The next morning we toured Kilkenny Castle which is a well-preserved castle that depicts life in medieval times. After that we were on a bus to Cork. On the way there we passed through Waterford which is famous for its crystal. In Cork we had the best food of our trip at Coqbull (Avocado BLT Rotisserie Chicken Salad — that chicken was amazing) and The Corn Store where I got the Rosemary & Honey Crème Brulee with Ginger Shortbread (Crème Brulee is a must for me when we travel abroad) and the Peanut Butter Cheesecake with Banana Fritters & Vanilla Ice Cream that John swears is the best dessert (next to my mom’s homemade strawberry rhubarb pie) he’s ever eaten in his life. The night ended with a bang as we were able to secure last-minute tickets to see The Wizard of Oz at the Cork Opera House. They did an awesome job — it was fun hearing their “American” accents.

 

July 22, John got to celebrate his birthday on a bus to Shannon. There’s not much more in that city than the airport, but we did find a nice walking trail around a lake.
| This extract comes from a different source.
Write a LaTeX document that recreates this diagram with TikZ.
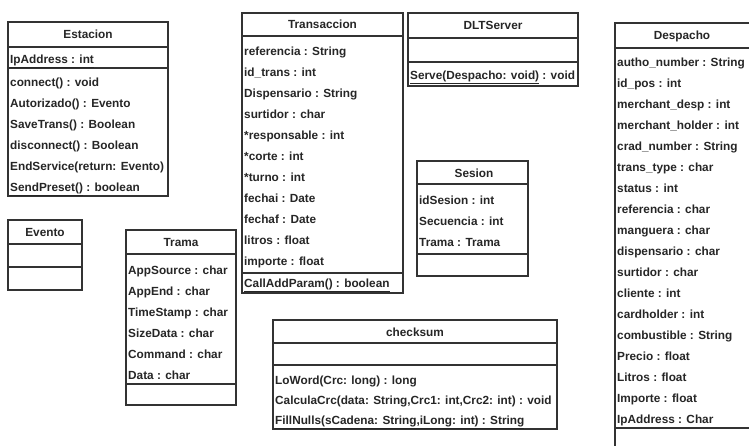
\documentclass[tikz,border=0pt]{standalone}
\usepackage{fontspec}
\setmainfont{Liberation Sans}
\definecolor{ink}{HTML}{262626}
\definecolor{frame}{HTML}{333333}
\tikzset{
  box/.style={draw=frame, line width=1.4pt},
  sep/.style={draw=frame, line width=1.4pt},
  row/.style={anchor=west, inner sep=0pt, text height=9pt, text depth=3pt,
              font=\bfseries\fontsize{11.8}{13}\selectfont, text=ink},
  title/.style={anchor=center, inner sep=0pt, text height=9pt, text depth=3pt,
              font=\bfseries\fontsize{11.8}{13}\selectfont, text=ink}
}
\begin{document}
\begin{tikzpicture}[x=1pt,y=-1pt]
\useasboundingbox (0,0) rectangle (749,445);
\fill[white] (0,0) rectangle (749,445);
\clip (0,0) rectangle (749,445);

% ---- Estacion
\draw[box] (8,22) rectangle (168,196);
\draw[sep] (8,47) -- (168,47);
\draw[sep] (8,68) -- (168,68);
\node[title] (est-t) at (88,35) {Estacion};
\node[row] (est-a) at (10,60) {\underline{IpAddress : int}};
\foreach \t [count=\i] in {connect() : void, Autorizado() : Evento,
    SaveTrans() : Boolean, disconnect() : Boolean,
    EndService(return: Evento), {\underline{SendPreset()} : boolean}}
  \node[row] (est-\i) at (10,62+21*\i) {\t};

% ---- Evento
\draw[box] (8,220) rectangle (82,290);
\draw[sep] (8,244) -- (82,244);
\draw[sep] (8,267) -- (82,267);
\node[title] (evt-t) at (45,233) {Evento};

% ---- Trama
\draw[box] (126,230) rectangle (236,405);
\draw[sep] (126,254) -- (236,254);
\draw[sep] (126,384) -- (236,384);
\node[title] (trm-t) at (181,243) {Trama};
\foreach \t [count=\i] in {AppSource : char, AppEnd : char, TimeStamp : char,
    SizeData : char, Command : char, Data : char}
  \node[row] (trm-\i) at (128,250+21*\i) {\t};

% ---- Transaccion
\draw[box] (242,13) rectangle (403,293);
\draw[sep] (242,36) -- (403,36);
\draw[sep] (242,273) -- (403,273);
\node[title] (trn-t) at (322.5,25) {Transaccion};
\foreach \t [count=\i] in {referencia : String, id\_trans : int,
    Dispensario : String, surtidor : char, *responsable : int, *corte : int,
    *turno : int, fechai : Date, fechaf : Date, litros : float, importe : float}
  \node[row] (trn-\i) at (244,31+21*\i) {\t};
\node[row] (trn-m) at (244,284) {\underline{CallAddParam() : boolean}};

% ---- DLTServer
\draw[box] (408,13) rectangle (578,86);
\draw[sep] (408,38) -- (578,38);
\draw[sep] (408,62) -- (578,62);
\node[title] (dlt-t) at (493,26) {DLTServer};
\node[row] (dlt-m) at (410,76) {\underline{Serve(Despacho: void)} : void};

% ---- Sesion
\draw[box] (417,161) rectangle (528,276);
\draw[sep] (417,184) -- (528,184);
\draw[sep] (417,254) -- (528,254);
\node[title] (ses-t) at (474,174) {Sesion};
\foreach \t [count=\i] in {idSesion : int, Secuencia : int, Trama : Trama}
  \node[row] (ses-\i) at (419,180+21*\i) {\t};

% ---- checksum
\draw[box] (273,320) rectangle (557,429);
\draw[sep] (273,343) -- (557,343);
\draw[sep] (273,365) -- (557,365);
\node[title] (chk-t) at (415,333) {checksum};
\foreach \t [count=\i] in {LoWord(Crc: long) : long,
    {CalculaCrc(data: String,Crc1: int,Crc2: int) : void},
    {\underline{FillNulls(sCadena: String,iLong: int) : String}}}
  \node[row] (chk-\i) at (275,361+20*\i) {\t};

% ---- Despacho (runs past the right and bottom edges)
\draw[box] (615,23) rectangle (790,480);
\draw[sep] (615,48) -- (790,48);
\draw[sep] (615,428) -- (790,428);
\node[title] (dsp-t) at (682,36) {Despacho};
\foreach \t [count=\i] in {autho\_number : String, id\_pos : int,
    merchant\_desp : int, merchant\_holder : int, crad\_number : String,
    trans\_type : char, status : int, referencia : char, manguera : char,
    dispensario : char, surtidor : char, cliente : int, cardholder : int,
    combustible : String, Precio : float, Litros : float, Importe : float,
    IpAddress : Char}
  \node[row] (dsp-\i) at (617,42+21*\i) {\t};
\end{tikzpicture}
\end{document}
We were there less than 24 hours as the next day, which happened to be my birthday, we had a plane to catch back to the U.S. The cool thing was, because of the time zone changes as we flew, I got to celebrate my birthday for 30 hours instead of the typical 24, so that made my day extra special!

 

Those two weeks in Ireland were something John and I will always treasure. The Irish people, particularly on the West Coast, were some of the friendliest and most welcoming folks we’ve ever met. The historic sites were spectacular and the views of the ocean were breathtaking. Like Dorothy Gale says, “There’s no place like home.”